** Stated task **
Repeat every line of the data exactly, but not the pictures.
* * * * * * * * *
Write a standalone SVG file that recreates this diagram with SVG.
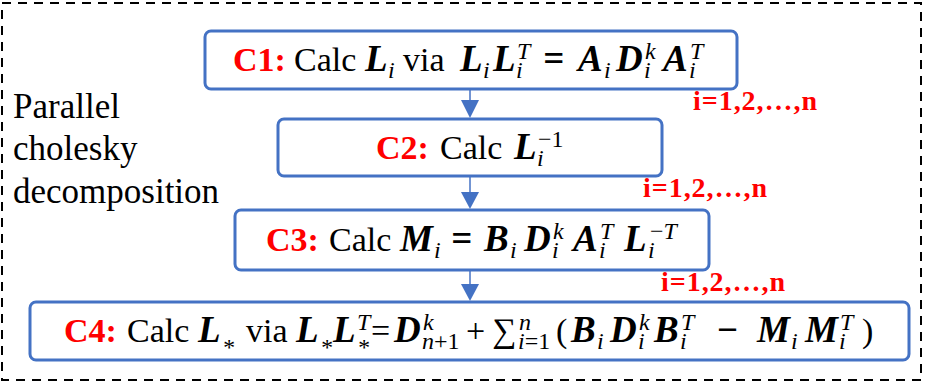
<svg xmlns="http://www.w3.org/2000/svg" width="925" height="383" viewBox="0 0 925 383">
<style>
.frame{fill:none;stroke:#000;stroke-width:2;stroke-dasharray:9 7}
.box{fill:#fff;stroke:#4472C4;stroke-width:3}
text{font-family:'Liberation Serif','Times New Roman','DejaVu Serif',serif}
.t{font-size:34px;fill:#000}
.c{font-weight:bold;fill:#FF0000}
.m{font-weight:bold;font-style:italic;font-size:37px}
.s{font-style:italic;font-size:24px;font-weight:normal}
.r{font-style:normal;font-size:24px;font-weight:normal}
.lab{font-weight:bold;font-size:28px;fill:#FF0000}
.side{font-size:35px;fill:#000}
.conn line{stroke:#4472C4;stroke-width:1.5}
.conn polygon{fill:#4472C4}
</style>
<rect class="frame" x="2" y="3" width="919" height="377"/>
<g id="side-label">
<text class="side" x="13" y="118">Parallel</text>
<text class="side" x="13" y="160">cholesky</text>
<text class="side" x="13" y="203">decomposition</text>
</g>
<g class="conn" id="connectors">
<line x1="470" y1="89" x2="470" y2="101"/><polygon points="461,100 479,100 470,118"/>
<line x1="470" y1="176" x2="470" y2="193"/><polygon points="461,192 479,192 470,209"/>
<line x1="470" y1="270" x2="470" y2="285"/><polygon points="461,284 479,284 470,301"/>
</g>
<g id="C1">
<rect class="box" x="205" y="31" width="532" height="58" rx="6"/>
<text class="t" y="71"><tspan class="c" x="233">C1:</tspan><tspan x="294">Calc</tspan><tspan class="m" x="365">L</tspan><tspan class="s" x="388" dy="7">i</tspan><tspan x="403" dy="-7">via</tspan><tspan class="m" x="460">L</tspan><tspan class="s" x="483" dy="7">i</tspan><tspan class="m" x="493" dy="-7">L</tspan><tspan class="s" x="516" dy="7">i</tspan><tspan class="s" x="517" dy="-19">T</tspan><tspan class="m" x="543" dy="12">=</tspan><tspan class="m" x="578">A</tspan><tspan class="s" x="604" dy="7">i</tspan><tspan class="m" x="616" dy="-7">D</tspan><tspan class="s" x="644" dy="7">i</tspan><tspan class="s" x="645" dy="-19">k</tspan><tspan class="m" x="663" dy="12">A</tspan><tspan class="s" x="689" dy="7">i</tspan><tspan class="s" x="690" dy="-19">T</tspan></text>
</g>
<g id="C2">
<rect class="box" x="278" y="119" width="384" height="57" rx="6"/>
<text class="t" y="159"><tspan class="c" x="376">C2:</tspan><tspan x="440">Calc</tspan><tspan class="m" x="514">L</tspan><tspan class="s" x="537" dy="7">i</tspan><tspan class="r" x="538" dy="-19">−1</tspan></text>
</g>
<g id="C3">
<rect class="box" x="235" y="210" width="474" height="60" rx="6"/>
<text class="t" y="251"><tspan class="c" x="266">C3:</tspan><tspan x="329">Calc</tspan><tspan class="m" x="400">M</tspan><tspan class="s" x="434" dy="7">i</tspan><tspan class="m" x="451" dy="-7">=</tspan><tspan class="m" x="484">B</tspan><tspan class="s" x="510" dy="7">i</tspan><tspan class="m" x="524" dy="-7">D</tspan><tspan class="s" x="552" dy="7">i</tspan><tspan class="s" x="553" dy="-19">k</tspan><tspan class="m" x="573" dy="12">A</tspan><tspan class="s" x="599" dy="7">i</tspan><tspan class="s" x="600" dy="-19">T</tspan><tspan class="m" x="624" dy="12">L</tspan><tspan class="s" x="648" dy="7">i</tspan><tspan class="r" x="650" dy="-19">−</tspan><tspan class="s">T</tspan></text>
</g>
<g id="C4">
<rect class="box" x="30" y="302" width="879" height="58" rx="6"/>
<text class="t" y="342"><tspan class="c" x="64">C4:</tspan><tspan x="127">Calc</tspan><tspan class="m" x="198">L</tspan><tspan class="s" x="222" dy="13">*</tspan><tspan x="246" dy="-13">via</tspan><tspan class="m" x="296">L</tspan><tspan class="s" x="320" dy="13">*</tspan><tspan class="m" x="333" dy="-13">L</tspan><tspan class="s" x="357" dy="13">*</tspan><tspan class="s" x="357" dy="-25">T</tspan><tspan x="371" dy="12">=</tspan><tspan class="m" x="394">D</tspan><tspan class="s" x="422" dy="7">n</tspan><tspan class="r">+1</tspan><tspan class="s" x="423" dy="-19">k</tspan><tspan x="466" dy="12">+</tspan><tspan x="492">∑</tspan><tspan class="s" x="518" dy="7">i</tspan><tspan class="r">=1</tspan><tspan class="s" x="519" dy="-19">n</tspan><tspan x="556" dy="12">(</tspan><tspan class="m" x="571">B</tspan><tspan class="s" x="597" dy="7">i</tspan><tspan class="m" x="610" dy="-7">D</tspan><tspan class="s" x="638" dy="7">i</tspan><tspan class="s" x="639" dy="-19">k</tspan><tspan class="m" x="654" dy="12">B</tspan><tspan class="s" x="680" dy="7">i</tspan><tspan class="s" x="681" dy="-19">T</tspan><tspan class="m" x="716" dy="12">−</tspan><tspan class="m" x="757">M</tspan><tspan class="s" x="791" dy="7">i</tspan><tspan class="m" x="805" dy="-7">M</tspan><tspan class="s" x="839" dy="7">i</tspan><tspan class="s" x="840" dy="-19">T</tspan><tspan x="862" dy="12">)</tspan></text>
</g>
<g id="labels">
<text class="lab" x="693" y="110" textLength="124" lengthAdjust="spacing">i=1,2,…,n</text>
<text class="lab" x="643" y="197" textLength="124" lengthAdjust="spacing">i=1,2,…,n</text>
<text class="lab" x="661" y="291" textLength="124" lengthAdjust="spacing">i=1,2,…,n</text>
</g>
</svg>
* * * * * * * * *
** Task result **
Write a standalone SVG file that recreates this diagram with SVG.
<svg xmlns="http://www.w3.org/2000/svg" width="925" height="383" viewBox="0 0 925 383">
<style>
.frame{fill:none;stroke:#000;stroke-width:2;stroke-dasharray:9 7}
.box{fill:#fff;stroke:#4472C4;stroke-width:3}
text{font-family:'Liberation Serif','Times New Roman','DejaVu Serif',serif}
.t{font-size:34px;fill:#000}
.c{font-weight:bold;fill:#FF0000}
.m{font-weight:bold;font-style:italic;font-size:37px}
.s{font-style:italic;font-size:24px;font-weight:normal}
.r{font-style:normal;font-size:24px;font-weight:normal}
.lab{font-weight:bold;font-size:28px;fill:#FF0000}
.side{font-size:35px;fill:#000}
.conn line{stroke:#4472C4;stroke-width:1.5}
.conn polygon{fill:#4472C4}
</style>
<rect class="frame" x="2" y="3" width="919" height="377"/>
<g id="side-label">
<text class="side" x="13" y="118">Parallel</text>
<text class="side" x="13" y="160">cholesky</text>
<text class="side" x="13" y="203">decomposition</text>
</g>
<g class="conn" id="connectors">
<line x1="470" y1="89" x2="470" y2="101"/><polygon points="461,100 479,100 470,118"/>
<line x1="470" y1="176" x2="470" y2="193"/><polygon points="461,192 479,192 470,209"/>
<line x1="470" y1="270" x2="470" y2="285"/><polygon points="461,284 479,284 470,301"/>
</g>
<g id="C1">
<rect class="box" x="205" y="31" width="532" height="58" rx="6"/>
<text class="t" y="71"><tspan class="c" x="233">C1:</tspan><tspan x="294">Calc</tspan><tspan class="m" x="365">L</tspan><tspan class="s" x="388" dy="7">i</tspan><tspan x="403" dy="-7">via</tspan><tspan class="m" x="460">L</tspan><tspan class="s" x="483" dy="7">i</tspan><tspan class="m" x="493" dy="-7">L</tspan><tspan class="s" x="516" dy="7">i</tspan><tspan class="s" x="517" dy="-19">T</tspan><tspan class="m" x="543" dy="12">=</tspan><tspan class="m" x="578">A</tspan><tspan class="s" x="604" dy="7">i</tspan><tspan class="m" x="616" dy="-7">D</tspan><tspan class="s" x="644" dy="7">i</tspan><tspan class="s" x="645" dy="-19">k</tspan><tspan class="m" x="663" dy="12">A</tspan><tspan class="s" x="689" dy="7">i</tspan><tspan class="s" x="690" dy="-19">T</tspan></text>
</g>
<g id="C2">
<rect class="box" x="278" y="119" width="384" height="57" rx="6"/>
<text class="t" y="159"><tspan class="c" x="376">C2:</tspan><tspan x="440">Calc</tspan><tspan class="m" x="514">L</tspan><tspan class="s" x="537" dy="7">i</tspan><tspan class="r" x="538" dy="-19">−1</tspan></text>
</g>
<g id="C3">
<rect class="box" x="235" y="210" width="474" height="60" rx="6"/>
<text class="t" y="251"><tspan class="c" x="266">C3:</tspan><tspan x="329">Calc</tspan><tspan class="m" x="400">M</tspan><tspan class="s" x="434" dy="7">i</tspan><tspan class="m" x="451" dy="-7">=</tspan><tspan class="m" x="484">B</tspan><tspan class="s" x="510" dy="7">i</tspan><tspan class="m" x="524" dy="-7">D</tspan><tspan class="s" x="552" dy="7">i</tspan><tspan class="s" x="553" dy="-19">k</tspan><tspan class="m" x="573" dy="12">A</tspan><tspan class="s" x="599" dy="7">i</tspan><tspan class="s" x="600" dy="-19">T</tspan><tspan class="m" x="624" dy="12">L</tspan><tspan class="s" x="648" dy="7">i</tspan><tspan class="r" x="650" dy="-19">−</tspan><tspan class="s">T</tspan></text>
</g>
<g id="C4">
<rect class="box" x="30" y="302" width="879" height="58" rx="6"/>
<text class="t" y="342"><tspan class="c" x="64">C4:</tspan><tspan x="127">Calc</tspan><tspan class="m" x="198">L</tspan><tspan class="s" x="222" dy="13">*</tspan><tspan x="246" dy="-13">via</tspan><tspan class="m" x="296">L</tspan><tspan class="s" x="320" dy="13">*</tspan><tspan class="m" x="333" dy="-13">L</tspan><tspan class="s" x="357" dy="13">*</tspan><tspan class="s" x="357" dy="-25">T</tspan><tspan x="371" dy="12">=</tspan><tspan class="m" x="394">D</tspan><tspan class="s" x="422" dy="7">n</tspan><tspan class="r">+1</tspan><tspan class="s" x="423" dy="-19">k</tspan><tspan x="466" dy="12">+</tspan><tspan x="492">∑</tspan><tspan class="s" x="518" dy="7">i</tspan><tspan class="r">=1</tspan><tspan class="s" x="519" dy="-19">n</tspan><tspan x="556" dy="12">(</tspan><tspan class="m" x="571">B</tspan><tspan class="s" x="597" dy="7">i</tspan><tspan class="m" x="610" dy="-7">D</tspan><tspan class="s" x="638" dy="7">i</tspan><tspan class="s" x="639" dy="-19">k</tspan><tspan class="m" x="654" dy="12">B</tspan><tspan class="s" x="680" dy="7">i</tspan><tspan class="s" x="681" dy="-19">T</tspan><tspan class="m" x="716" dy="12">−</tspan><tspan class="m" x="757">M</tspan><tspan class="s" x="791" dy="7">i</tspan><tspan class="m" x="805" dy="-7">M</tspan><tspan class="s" x="839" dy="7">i</tspan><tspan class="s" x="840" dy="-19">T</tspan><tspan x="862" dy="12">)</tspan></text>
</g>
<g id="labels">
<text class="lab" x="693" y="110" textLength="124" lengthAdjust="spacing">i=1,2,…,n</text>
<text class="lab" x="643" y="197" textLength="124" lengthAdjust="spacing">i=1,2,…,n</text>
<text class="lab" x="661" y="291" textLength="124" lengthAdjust="spacing">i=1,2,…,n</text>
</g>
</svg>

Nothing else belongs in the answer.